>> BEGIN GIVEN DATA

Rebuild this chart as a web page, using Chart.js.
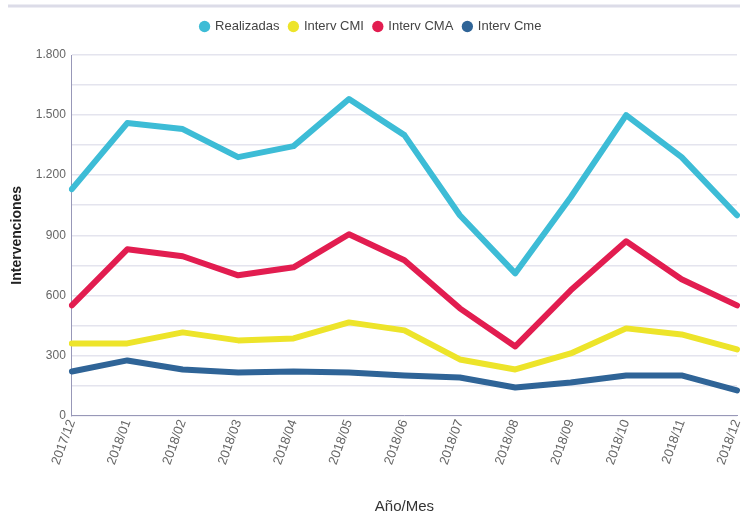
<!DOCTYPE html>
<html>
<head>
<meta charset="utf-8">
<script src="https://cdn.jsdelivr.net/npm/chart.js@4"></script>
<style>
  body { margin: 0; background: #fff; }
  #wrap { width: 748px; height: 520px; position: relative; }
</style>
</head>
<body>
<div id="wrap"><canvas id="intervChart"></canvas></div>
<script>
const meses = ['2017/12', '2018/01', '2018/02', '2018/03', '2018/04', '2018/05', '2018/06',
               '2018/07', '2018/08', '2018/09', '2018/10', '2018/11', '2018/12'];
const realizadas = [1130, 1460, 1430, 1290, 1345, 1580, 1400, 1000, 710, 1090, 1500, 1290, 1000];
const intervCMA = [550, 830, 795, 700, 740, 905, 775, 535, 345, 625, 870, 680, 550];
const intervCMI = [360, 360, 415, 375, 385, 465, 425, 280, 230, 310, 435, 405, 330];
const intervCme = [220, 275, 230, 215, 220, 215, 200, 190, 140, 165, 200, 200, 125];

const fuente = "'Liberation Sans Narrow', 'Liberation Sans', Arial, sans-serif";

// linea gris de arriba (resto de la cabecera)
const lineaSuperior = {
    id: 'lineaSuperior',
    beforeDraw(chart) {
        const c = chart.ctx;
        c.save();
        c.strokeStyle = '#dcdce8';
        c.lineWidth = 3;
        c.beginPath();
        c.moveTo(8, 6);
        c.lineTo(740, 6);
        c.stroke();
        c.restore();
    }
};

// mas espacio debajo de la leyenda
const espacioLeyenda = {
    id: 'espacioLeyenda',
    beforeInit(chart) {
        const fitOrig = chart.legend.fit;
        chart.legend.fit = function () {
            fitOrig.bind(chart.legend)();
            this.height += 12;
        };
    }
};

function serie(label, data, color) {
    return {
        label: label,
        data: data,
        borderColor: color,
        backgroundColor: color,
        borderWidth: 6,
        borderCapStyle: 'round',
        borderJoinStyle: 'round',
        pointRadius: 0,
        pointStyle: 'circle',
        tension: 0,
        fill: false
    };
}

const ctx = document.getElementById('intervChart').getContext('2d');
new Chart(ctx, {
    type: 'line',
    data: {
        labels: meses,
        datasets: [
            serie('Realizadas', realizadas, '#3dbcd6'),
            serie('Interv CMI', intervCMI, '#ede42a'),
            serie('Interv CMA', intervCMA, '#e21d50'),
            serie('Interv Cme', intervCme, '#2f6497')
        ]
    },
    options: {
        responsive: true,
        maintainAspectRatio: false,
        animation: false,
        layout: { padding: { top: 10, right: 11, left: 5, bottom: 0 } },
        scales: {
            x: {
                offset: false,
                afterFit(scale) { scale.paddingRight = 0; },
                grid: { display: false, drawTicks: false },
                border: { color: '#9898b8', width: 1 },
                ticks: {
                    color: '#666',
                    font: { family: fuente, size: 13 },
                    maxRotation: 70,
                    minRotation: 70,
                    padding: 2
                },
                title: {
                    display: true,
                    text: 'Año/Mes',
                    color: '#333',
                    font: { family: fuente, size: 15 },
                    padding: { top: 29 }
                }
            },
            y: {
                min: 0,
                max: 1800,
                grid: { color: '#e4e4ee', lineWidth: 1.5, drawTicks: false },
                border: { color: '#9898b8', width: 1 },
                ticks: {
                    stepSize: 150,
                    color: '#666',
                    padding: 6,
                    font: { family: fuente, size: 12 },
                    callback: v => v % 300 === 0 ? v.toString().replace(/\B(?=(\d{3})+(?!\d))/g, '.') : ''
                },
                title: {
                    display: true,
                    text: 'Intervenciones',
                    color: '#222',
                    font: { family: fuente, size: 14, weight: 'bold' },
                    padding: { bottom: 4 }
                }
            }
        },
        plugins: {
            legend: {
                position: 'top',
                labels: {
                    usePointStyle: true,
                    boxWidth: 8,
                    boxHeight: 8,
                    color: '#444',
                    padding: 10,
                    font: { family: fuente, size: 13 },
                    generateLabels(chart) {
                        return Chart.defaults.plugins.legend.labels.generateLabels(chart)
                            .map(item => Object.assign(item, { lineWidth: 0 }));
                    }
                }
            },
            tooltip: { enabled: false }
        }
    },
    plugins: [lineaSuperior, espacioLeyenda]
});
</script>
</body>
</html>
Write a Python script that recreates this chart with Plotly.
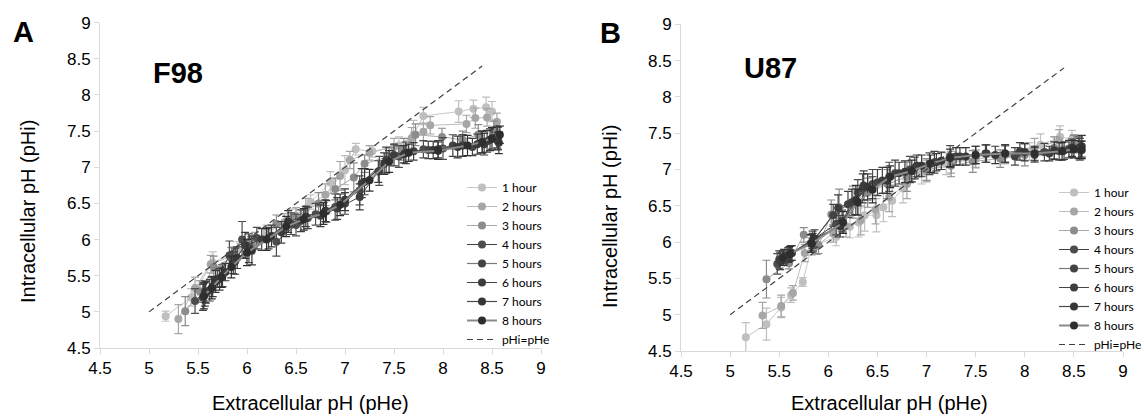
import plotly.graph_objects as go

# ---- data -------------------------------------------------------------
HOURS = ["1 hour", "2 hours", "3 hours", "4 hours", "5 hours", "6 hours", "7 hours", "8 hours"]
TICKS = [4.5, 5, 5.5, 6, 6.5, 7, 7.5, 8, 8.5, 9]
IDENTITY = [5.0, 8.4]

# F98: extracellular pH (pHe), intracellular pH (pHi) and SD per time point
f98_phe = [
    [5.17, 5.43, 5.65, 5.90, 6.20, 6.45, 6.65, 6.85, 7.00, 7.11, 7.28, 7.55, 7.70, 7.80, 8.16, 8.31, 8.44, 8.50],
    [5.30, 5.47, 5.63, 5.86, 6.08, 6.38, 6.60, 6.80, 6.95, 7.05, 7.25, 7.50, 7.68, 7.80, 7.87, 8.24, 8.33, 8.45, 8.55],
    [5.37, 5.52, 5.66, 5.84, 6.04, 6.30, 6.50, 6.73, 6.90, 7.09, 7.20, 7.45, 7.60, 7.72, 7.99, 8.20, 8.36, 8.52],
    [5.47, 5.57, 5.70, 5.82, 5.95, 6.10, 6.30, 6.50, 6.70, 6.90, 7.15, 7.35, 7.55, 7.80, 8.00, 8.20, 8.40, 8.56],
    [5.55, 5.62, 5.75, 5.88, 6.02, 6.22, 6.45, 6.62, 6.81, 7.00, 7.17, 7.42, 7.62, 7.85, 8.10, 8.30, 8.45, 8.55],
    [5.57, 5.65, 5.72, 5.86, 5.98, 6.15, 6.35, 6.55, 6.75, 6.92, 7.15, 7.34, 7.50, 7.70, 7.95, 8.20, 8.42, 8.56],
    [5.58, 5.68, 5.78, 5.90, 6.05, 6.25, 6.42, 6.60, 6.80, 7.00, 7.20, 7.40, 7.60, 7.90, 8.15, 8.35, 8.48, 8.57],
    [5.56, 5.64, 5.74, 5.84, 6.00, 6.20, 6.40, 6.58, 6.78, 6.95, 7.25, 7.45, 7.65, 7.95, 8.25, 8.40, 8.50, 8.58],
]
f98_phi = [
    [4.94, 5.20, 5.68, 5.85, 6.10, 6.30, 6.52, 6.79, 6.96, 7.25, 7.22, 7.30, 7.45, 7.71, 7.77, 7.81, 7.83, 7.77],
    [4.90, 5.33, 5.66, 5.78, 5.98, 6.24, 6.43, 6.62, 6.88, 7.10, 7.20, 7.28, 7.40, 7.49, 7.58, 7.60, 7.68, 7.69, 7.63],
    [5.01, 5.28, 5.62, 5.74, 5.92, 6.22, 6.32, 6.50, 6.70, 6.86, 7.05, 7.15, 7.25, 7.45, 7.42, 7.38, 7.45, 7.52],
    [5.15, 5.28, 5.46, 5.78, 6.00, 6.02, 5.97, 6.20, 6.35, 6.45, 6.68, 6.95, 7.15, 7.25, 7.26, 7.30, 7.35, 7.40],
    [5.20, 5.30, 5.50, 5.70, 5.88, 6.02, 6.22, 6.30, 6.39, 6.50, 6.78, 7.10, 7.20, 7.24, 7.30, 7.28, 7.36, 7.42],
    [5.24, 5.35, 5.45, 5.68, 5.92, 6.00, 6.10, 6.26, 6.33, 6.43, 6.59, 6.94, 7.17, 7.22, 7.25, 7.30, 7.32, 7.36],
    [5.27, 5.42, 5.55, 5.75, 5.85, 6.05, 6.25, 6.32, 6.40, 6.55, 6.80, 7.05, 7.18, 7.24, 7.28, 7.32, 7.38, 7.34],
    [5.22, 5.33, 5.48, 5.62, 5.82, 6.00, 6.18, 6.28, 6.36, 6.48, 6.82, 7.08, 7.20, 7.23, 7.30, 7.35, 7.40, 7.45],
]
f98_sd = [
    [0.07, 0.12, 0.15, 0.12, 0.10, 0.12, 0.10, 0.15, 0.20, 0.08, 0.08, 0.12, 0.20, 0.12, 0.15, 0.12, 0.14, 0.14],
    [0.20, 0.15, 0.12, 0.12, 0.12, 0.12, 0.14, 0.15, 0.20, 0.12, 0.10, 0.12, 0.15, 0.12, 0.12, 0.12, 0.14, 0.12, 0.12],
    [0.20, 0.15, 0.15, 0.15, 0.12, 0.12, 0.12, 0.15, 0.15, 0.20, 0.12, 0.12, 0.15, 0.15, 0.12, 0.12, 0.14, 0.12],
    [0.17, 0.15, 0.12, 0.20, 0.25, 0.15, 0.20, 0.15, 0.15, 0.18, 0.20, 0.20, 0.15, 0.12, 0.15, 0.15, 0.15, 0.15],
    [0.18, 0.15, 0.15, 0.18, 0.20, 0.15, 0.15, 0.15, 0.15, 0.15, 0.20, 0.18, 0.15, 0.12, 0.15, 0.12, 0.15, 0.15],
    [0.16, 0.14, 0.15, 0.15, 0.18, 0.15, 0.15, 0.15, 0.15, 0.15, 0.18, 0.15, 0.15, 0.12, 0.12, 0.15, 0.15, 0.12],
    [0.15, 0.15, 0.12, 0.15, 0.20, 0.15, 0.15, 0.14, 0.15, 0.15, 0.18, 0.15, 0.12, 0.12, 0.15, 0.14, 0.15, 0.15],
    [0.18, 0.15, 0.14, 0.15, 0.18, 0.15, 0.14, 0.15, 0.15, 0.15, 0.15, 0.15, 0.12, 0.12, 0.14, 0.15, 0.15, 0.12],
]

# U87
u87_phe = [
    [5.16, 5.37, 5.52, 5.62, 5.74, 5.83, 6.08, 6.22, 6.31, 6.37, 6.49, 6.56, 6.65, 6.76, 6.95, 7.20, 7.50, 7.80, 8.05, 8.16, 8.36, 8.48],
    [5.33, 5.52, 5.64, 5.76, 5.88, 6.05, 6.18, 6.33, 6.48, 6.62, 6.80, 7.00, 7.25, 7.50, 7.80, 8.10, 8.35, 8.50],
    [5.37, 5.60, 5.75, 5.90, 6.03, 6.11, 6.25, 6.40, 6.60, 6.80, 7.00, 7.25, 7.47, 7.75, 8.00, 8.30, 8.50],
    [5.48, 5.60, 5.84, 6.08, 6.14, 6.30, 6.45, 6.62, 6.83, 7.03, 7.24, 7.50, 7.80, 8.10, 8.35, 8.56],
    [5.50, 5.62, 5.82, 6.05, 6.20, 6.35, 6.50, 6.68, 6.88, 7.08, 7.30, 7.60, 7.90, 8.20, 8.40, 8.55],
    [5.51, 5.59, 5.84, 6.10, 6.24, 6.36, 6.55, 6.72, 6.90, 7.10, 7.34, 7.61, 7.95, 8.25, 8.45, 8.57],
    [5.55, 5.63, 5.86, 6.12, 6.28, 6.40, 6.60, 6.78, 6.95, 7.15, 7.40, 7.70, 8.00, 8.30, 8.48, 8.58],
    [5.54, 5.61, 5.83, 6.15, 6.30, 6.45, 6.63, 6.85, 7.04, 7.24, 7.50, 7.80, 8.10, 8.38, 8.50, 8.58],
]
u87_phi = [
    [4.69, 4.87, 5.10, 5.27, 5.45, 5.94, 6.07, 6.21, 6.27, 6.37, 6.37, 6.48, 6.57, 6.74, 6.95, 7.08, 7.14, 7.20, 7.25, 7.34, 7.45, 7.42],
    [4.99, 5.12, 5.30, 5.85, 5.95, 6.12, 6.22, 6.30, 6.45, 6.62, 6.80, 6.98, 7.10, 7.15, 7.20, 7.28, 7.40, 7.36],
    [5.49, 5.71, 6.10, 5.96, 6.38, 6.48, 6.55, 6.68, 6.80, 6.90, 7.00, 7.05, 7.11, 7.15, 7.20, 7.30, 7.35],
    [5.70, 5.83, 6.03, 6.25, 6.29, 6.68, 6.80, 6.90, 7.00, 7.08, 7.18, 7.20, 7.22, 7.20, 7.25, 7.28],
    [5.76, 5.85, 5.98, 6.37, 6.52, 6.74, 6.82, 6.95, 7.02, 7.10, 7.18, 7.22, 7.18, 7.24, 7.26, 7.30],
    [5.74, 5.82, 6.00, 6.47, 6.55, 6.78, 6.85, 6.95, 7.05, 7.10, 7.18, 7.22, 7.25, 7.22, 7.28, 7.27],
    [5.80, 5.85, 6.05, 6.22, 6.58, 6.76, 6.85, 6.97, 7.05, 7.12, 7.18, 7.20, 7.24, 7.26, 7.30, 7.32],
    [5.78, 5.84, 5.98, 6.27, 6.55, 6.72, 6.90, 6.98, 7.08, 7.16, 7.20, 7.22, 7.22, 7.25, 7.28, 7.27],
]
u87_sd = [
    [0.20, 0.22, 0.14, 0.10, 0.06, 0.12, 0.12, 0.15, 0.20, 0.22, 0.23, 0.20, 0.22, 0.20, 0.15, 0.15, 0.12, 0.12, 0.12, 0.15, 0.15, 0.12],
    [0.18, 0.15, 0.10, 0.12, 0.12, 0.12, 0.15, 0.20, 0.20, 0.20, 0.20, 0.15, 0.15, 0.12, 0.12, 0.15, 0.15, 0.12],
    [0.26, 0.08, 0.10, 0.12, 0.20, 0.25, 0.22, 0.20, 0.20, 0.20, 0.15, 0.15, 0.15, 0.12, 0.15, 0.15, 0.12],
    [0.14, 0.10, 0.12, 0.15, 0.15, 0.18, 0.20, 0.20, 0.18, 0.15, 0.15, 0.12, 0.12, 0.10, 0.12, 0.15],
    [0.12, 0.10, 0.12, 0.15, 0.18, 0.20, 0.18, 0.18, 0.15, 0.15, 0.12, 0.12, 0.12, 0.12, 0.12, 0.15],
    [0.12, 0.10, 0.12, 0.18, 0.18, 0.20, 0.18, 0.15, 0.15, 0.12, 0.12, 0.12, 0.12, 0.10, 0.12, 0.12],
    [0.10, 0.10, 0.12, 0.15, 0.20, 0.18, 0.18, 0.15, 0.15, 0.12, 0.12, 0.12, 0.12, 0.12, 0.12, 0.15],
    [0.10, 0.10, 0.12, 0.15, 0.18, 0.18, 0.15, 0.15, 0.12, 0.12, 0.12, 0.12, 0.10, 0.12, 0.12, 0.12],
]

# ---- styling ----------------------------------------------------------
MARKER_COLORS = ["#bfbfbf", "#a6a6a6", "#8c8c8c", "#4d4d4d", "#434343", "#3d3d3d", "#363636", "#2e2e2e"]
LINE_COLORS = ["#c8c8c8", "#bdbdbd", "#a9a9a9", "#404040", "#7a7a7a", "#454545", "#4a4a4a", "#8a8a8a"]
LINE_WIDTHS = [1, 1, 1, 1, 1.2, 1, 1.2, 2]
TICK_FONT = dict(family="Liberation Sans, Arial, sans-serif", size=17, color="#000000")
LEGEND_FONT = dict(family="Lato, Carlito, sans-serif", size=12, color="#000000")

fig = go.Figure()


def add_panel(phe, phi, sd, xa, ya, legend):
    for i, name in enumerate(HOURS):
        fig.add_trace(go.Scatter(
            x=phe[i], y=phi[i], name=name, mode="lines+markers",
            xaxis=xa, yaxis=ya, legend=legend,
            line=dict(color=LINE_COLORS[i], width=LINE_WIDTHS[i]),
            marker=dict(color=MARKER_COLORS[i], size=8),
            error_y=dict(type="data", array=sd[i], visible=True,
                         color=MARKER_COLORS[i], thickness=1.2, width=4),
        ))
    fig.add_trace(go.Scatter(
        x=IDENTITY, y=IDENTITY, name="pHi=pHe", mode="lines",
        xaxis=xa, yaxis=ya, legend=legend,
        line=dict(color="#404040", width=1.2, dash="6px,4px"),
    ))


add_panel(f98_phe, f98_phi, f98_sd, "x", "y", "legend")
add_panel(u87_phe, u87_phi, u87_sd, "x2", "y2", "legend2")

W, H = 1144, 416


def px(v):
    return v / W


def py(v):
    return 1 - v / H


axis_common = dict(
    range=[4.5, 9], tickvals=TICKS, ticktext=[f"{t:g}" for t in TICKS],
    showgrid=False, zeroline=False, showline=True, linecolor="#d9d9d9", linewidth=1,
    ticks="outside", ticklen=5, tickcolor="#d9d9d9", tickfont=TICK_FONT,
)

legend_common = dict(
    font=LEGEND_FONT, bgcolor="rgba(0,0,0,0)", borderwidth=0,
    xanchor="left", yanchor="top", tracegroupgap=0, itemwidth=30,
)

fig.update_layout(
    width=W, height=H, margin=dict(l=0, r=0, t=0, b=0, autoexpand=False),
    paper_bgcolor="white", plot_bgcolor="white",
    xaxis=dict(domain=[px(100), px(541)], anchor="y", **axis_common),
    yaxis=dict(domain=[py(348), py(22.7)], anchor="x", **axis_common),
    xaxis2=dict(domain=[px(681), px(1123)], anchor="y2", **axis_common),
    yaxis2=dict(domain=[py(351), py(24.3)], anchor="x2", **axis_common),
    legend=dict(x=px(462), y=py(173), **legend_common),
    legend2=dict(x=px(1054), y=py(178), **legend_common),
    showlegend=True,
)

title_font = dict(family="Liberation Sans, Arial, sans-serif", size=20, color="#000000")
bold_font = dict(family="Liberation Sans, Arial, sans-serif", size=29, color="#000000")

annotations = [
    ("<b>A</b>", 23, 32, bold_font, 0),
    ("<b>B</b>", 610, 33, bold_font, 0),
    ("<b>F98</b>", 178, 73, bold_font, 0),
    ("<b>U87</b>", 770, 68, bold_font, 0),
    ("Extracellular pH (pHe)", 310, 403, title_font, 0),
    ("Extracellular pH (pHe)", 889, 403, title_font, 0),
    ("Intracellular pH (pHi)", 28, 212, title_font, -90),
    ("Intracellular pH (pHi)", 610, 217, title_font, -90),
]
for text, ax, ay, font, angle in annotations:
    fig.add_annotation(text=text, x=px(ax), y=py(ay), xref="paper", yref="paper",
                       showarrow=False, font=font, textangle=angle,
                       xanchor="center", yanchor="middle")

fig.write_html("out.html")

>> END GIVEN DATA

### TASK
Return the lines exactly as they stand, from the start of the entries through the line holding "Sans Narrow', 'Liberation"; omit the pictures.

### WRITTEN RESPONSE
Rebuild this chart as a web page, using Chart.js.
<!DOCTYPE html>
<html>
<head>
<meta charset="utf-8">
<script src="https://cdn.jsdelivr.net/npm/chart.js@4"></script>
<style>
  body { margin: 0; background: #fff; }
  #wrap { width: 748px; height: 520px; position: relative; }
</style>
</head>
<body>
<div id="wrap"><canvas id="intervChart"></canvas></div>
<script>
const meses = ['2017/12', '2018/01', '2018/02', '2018/03', '2018/04', '2018/05', '2018/06',
               '2018/07', '2018/08', '2018/09', '2018/10', '2018/11', '2018/12'];
const realizadas = [1130, 1460, 1430, 1290, 1345, 1580, 1400, 1000, 710, 1090, 1500, 1290, 1000];
const intervCMA = [550, 830, 795, 700, 740, 905, 775, 535, 345, 625, 870, 680, 550];
const intervCMI = [360, 360, 415, 375, 385, 465, 425, 280, 230, 310, 435, 405, 330];
const intervCme = [220, 275, 230, 215, 220, 215, 200, 190, 140, 165, 200, 200, 125];

const fuente = "'Liberation Sans Narrow', 'Liberation Sans', Arial, sans-serif";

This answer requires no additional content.